With the prologue “Remembering” and the first chapter, The Longest Memory opens by introducing the crucial themes of memory and violence. Whitechapel justifies his renunciation of the name he has always been known by during his long life of slavery: Having witnessed the traumatic death of his only son, Chapel, Whitechapel seeks to erase his painful memories and face the world as a blank person without a past or a name. Whitechapel emphasizes the pain of remembering by likening the act to crying: both crying and remembering dredge up the same traumatic pain.

Despite his efforts to forget “as hard as he can,” Whitechapel’s internal monologue goes on to address Chapel’s death by lashing. The trauma of witnessing the extreme, unendurable violence of Chapel’s two hundred lashes killed something inside Whitechapel, and he learned to live without being hurt by life. As part of his deadening, Whitechapel took on the detached, dissociated look he saw in Chapel’s eyes as Sanders whipped him. Whitechapel explains that his decision to renounce his name was in order to match Chapel’s blank look.

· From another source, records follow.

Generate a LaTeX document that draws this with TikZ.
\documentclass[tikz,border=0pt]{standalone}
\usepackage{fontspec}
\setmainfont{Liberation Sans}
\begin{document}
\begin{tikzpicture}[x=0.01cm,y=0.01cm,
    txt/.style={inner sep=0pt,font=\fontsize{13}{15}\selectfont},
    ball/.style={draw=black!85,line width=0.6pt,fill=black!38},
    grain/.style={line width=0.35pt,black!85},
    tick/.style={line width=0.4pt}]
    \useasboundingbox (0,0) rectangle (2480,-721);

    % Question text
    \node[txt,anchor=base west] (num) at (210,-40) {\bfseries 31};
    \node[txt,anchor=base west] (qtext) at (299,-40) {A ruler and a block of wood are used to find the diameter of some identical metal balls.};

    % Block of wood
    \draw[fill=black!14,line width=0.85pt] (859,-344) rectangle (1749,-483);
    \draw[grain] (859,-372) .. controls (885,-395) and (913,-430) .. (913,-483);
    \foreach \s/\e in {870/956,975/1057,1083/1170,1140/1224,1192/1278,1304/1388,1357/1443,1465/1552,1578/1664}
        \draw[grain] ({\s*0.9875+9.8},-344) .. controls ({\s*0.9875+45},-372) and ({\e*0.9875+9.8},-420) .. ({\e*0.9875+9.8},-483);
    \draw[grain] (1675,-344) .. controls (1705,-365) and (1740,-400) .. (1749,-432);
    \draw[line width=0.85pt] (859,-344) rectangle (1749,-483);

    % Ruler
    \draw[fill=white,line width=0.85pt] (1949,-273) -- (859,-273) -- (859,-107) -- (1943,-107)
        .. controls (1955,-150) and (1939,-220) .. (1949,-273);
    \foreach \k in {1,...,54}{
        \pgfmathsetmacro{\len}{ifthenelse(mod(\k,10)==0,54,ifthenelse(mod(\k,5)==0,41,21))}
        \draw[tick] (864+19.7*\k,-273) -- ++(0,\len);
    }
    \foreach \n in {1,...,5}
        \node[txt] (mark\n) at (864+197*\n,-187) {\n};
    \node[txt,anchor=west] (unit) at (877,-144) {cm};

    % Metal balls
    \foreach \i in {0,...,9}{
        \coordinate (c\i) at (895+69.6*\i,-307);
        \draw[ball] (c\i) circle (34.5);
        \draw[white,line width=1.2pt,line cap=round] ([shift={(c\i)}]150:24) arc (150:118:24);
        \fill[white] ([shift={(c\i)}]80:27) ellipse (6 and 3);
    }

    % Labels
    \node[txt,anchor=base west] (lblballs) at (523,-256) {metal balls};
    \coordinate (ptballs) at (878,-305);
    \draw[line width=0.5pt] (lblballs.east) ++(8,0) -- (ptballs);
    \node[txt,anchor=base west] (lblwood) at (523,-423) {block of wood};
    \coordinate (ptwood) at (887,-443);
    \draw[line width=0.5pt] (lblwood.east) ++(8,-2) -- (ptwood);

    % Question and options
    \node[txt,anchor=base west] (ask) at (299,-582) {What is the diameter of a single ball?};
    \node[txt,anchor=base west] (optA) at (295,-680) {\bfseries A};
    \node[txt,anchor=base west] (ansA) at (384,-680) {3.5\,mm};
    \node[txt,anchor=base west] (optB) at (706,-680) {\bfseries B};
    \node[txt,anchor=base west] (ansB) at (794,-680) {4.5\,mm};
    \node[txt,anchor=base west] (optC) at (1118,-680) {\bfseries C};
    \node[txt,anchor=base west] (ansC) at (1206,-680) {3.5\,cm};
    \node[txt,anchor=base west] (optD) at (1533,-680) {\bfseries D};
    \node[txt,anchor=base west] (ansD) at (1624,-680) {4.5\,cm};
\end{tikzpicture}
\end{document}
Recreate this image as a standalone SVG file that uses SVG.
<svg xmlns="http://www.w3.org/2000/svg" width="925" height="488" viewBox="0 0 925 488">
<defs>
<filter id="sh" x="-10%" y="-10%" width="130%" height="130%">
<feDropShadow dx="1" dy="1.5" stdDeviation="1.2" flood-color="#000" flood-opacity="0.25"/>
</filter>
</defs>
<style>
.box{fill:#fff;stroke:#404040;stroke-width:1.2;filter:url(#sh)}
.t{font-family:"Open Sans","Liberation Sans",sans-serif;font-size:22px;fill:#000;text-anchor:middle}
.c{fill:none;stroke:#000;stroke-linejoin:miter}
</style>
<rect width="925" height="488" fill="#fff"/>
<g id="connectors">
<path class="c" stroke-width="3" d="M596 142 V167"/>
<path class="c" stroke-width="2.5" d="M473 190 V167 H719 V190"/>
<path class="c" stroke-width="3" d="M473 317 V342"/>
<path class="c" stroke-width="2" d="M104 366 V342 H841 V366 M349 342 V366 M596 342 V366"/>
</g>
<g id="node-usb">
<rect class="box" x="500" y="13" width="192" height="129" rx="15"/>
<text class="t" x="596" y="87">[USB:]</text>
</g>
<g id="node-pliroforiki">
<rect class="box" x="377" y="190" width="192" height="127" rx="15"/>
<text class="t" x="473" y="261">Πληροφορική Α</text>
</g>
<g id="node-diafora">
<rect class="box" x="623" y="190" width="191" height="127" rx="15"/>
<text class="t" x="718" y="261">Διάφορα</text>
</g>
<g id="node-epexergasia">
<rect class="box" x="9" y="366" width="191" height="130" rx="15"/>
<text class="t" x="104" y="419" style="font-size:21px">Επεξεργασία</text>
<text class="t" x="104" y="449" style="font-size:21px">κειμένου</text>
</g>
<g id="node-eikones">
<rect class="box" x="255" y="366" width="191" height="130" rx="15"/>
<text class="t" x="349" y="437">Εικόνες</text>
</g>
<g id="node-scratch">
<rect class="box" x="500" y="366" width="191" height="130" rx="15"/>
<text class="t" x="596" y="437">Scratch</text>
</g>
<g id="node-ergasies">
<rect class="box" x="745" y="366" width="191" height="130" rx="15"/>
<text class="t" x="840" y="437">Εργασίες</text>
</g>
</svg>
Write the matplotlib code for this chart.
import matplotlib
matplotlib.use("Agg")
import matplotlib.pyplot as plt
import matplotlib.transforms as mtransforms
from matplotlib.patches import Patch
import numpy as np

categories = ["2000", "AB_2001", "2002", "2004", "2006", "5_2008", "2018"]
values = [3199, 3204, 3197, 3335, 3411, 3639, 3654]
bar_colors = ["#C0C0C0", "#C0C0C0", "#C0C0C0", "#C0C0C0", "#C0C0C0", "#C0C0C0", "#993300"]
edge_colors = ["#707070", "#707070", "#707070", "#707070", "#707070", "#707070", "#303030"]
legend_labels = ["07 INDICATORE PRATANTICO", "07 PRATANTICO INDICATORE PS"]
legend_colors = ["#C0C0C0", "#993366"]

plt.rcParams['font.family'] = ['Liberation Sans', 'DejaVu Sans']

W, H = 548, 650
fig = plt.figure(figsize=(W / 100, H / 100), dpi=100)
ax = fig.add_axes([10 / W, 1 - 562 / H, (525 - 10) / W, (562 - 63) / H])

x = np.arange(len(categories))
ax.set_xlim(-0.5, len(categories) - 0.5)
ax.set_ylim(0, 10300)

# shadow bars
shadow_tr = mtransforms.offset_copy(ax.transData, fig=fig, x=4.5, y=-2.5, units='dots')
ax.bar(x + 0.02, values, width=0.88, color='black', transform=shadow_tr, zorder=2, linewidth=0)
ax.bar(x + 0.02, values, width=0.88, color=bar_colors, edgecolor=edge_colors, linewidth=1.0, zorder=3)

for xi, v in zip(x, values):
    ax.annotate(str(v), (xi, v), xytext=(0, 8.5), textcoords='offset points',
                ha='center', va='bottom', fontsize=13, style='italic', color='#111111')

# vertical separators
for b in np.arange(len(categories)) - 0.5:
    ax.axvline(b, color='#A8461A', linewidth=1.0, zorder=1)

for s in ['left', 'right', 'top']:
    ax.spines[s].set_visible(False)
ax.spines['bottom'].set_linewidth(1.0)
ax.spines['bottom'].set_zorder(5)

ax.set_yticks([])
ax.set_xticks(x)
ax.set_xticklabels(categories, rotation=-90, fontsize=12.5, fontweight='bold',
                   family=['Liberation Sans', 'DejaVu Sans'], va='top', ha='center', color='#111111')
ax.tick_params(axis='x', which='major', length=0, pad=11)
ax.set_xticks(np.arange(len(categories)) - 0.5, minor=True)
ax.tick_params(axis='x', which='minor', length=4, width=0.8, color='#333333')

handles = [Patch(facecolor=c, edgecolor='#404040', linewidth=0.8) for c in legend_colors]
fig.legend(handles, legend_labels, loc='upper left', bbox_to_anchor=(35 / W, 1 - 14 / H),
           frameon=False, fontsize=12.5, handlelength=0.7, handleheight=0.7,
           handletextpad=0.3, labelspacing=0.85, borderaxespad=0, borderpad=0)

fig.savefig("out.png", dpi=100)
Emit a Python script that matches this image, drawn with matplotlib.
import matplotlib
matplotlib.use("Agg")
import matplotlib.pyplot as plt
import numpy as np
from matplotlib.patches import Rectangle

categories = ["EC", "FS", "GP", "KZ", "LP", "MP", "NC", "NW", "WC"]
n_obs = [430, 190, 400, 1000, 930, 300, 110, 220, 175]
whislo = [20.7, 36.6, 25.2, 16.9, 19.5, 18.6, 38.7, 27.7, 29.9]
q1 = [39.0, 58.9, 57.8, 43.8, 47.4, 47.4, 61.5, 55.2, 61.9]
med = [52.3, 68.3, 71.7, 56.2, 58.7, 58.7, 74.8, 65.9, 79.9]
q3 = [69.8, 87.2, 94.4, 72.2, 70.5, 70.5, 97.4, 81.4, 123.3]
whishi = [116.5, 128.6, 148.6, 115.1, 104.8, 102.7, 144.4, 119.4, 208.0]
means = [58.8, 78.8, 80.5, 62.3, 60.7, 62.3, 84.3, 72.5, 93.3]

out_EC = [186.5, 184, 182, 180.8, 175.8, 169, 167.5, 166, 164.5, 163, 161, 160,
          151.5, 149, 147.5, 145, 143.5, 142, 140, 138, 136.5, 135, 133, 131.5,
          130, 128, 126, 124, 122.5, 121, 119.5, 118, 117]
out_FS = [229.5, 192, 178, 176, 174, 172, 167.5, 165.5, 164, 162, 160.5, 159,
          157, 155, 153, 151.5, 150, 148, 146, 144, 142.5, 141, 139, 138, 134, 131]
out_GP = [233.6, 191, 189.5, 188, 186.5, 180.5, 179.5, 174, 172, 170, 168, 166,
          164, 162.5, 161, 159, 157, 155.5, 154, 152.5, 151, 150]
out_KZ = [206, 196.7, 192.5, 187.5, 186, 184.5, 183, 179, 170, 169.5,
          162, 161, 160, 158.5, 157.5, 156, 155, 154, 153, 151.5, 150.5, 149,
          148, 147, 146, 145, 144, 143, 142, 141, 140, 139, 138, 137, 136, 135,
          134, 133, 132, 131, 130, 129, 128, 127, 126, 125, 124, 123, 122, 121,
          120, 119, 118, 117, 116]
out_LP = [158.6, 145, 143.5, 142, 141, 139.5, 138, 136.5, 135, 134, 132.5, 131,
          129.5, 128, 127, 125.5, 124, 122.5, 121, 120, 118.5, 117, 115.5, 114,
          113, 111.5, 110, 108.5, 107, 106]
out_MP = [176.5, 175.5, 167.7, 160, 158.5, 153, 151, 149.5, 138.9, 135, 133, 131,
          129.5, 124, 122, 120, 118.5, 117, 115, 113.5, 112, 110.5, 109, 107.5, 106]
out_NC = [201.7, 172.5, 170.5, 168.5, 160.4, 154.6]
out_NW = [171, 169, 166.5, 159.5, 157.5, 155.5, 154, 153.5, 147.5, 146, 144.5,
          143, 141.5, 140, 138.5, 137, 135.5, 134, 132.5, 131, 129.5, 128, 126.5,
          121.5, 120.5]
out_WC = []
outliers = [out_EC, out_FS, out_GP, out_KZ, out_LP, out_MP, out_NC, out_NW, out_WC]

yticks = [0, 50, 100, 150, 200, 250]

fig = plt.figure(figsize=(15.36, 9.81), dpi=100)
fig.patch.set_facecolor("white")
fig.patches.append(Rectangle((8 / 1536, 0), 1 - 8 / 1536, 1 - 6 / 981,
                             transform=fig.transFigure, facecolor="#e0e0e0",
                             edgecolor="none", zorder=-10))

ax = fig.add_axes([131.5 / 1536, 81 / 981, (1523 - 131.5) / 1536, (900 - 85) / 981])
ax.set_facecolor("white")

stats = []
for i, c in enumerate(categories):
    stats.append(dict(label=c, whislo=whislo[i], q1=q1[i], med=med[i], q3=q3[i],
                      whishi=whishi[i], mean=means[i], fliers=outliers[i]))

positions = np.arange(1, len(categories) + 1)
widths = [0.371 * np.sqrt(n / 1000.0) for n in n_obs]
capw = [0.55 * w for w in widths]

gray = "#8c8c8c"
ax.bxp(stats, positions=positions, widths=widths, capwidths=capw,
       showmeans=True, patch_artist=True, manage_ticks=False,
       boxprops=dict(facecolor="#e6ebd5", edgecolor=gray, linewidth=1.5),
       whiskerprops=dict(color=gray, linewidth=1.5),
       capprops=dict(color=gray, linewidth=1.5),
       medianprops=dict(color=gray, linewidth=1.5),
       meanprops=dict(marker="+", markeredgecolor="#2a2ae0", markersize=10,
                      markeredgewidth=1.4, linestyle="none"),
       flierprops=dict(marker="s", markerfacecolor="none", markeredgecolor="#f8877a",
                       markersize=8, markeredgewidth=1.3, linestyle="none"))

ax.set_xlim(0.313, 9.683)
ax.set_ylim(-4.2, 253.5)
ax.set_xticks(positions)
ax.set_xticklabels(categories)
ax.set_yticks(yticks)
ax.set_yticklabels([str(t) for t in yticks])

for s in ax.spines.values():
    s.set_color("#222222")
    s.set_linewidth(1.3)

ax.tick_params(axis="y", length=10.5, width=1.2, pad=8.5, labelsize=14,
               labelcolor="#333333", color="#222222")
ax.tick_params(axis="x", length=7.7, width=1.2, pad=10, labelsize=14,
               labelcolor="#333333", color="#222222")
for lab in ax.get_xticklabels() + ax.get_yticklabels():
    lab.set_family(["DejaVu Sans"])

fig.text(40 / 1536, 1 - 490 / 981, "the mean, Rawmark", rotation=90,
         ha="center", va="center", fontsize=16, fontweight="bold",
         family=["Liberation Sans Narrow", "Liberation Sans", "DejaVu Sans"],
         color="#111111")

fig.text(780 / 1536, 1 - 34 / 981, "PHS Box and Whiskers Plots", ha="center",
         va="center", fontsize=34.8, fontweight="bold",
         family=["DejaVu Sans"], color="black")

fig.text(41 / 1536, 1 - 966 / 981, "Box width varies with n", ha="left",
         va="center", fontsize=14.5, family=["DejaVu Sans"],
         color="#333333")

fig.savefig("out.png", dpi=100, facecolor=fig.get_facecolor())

Modeling the looping, non-chronological manner in which the brain makes sense of traumatic events, Whitechapel’s monologue next moves backward from Chapel’s lashing to the events that proceeded the violence. Whitechapel explains that Chapel had come to Whitechapel to discuss his escape from the plantation. With this information, Whitechapel goes to his master, Mr. Whitechapel, to tell him where to direct the search party. Whitechapel’s decision to satisfy his master over protecting his son speaks to the novel’s thematic concern with Whitechapel having assimilated notions of his inferiority. In contrast to Chapel’s desire for freedom from slavery, Whitechapel only knows the life of a slave; he has absorbed and come to believe the racist ideology that justifies his enslavement and white Americans’ freedom.

Whitechapel’s obedience to his master and betrayal of his son seals Chapel’s fate. After Mr. Whitechapel redirects the search party from its North-bound route to the river route, the men capture Chapel and bring him back to the plantation for the lashing that ends his life. Although Whitechapel asks that he being lashed in Chapel’s place, Sanders grants neither him nor Chapel any mercy.

Because of Whitechapel’s betrayal, everyone on the plantation blames Whitechapel for Chapel’s death. In an instance of situational irony, Whitechapel hoped to teach his son a lesson in obedience, and wound up getting his son killed. With this fuller picture of Whitechapel’s guilt, the reader better understands the truth behind Whitechapel’s desire to forget. He would like to forget not only the pain he endured while watching his son be lashed but the pain he endured as a consequence of knowing the lashing was his fault.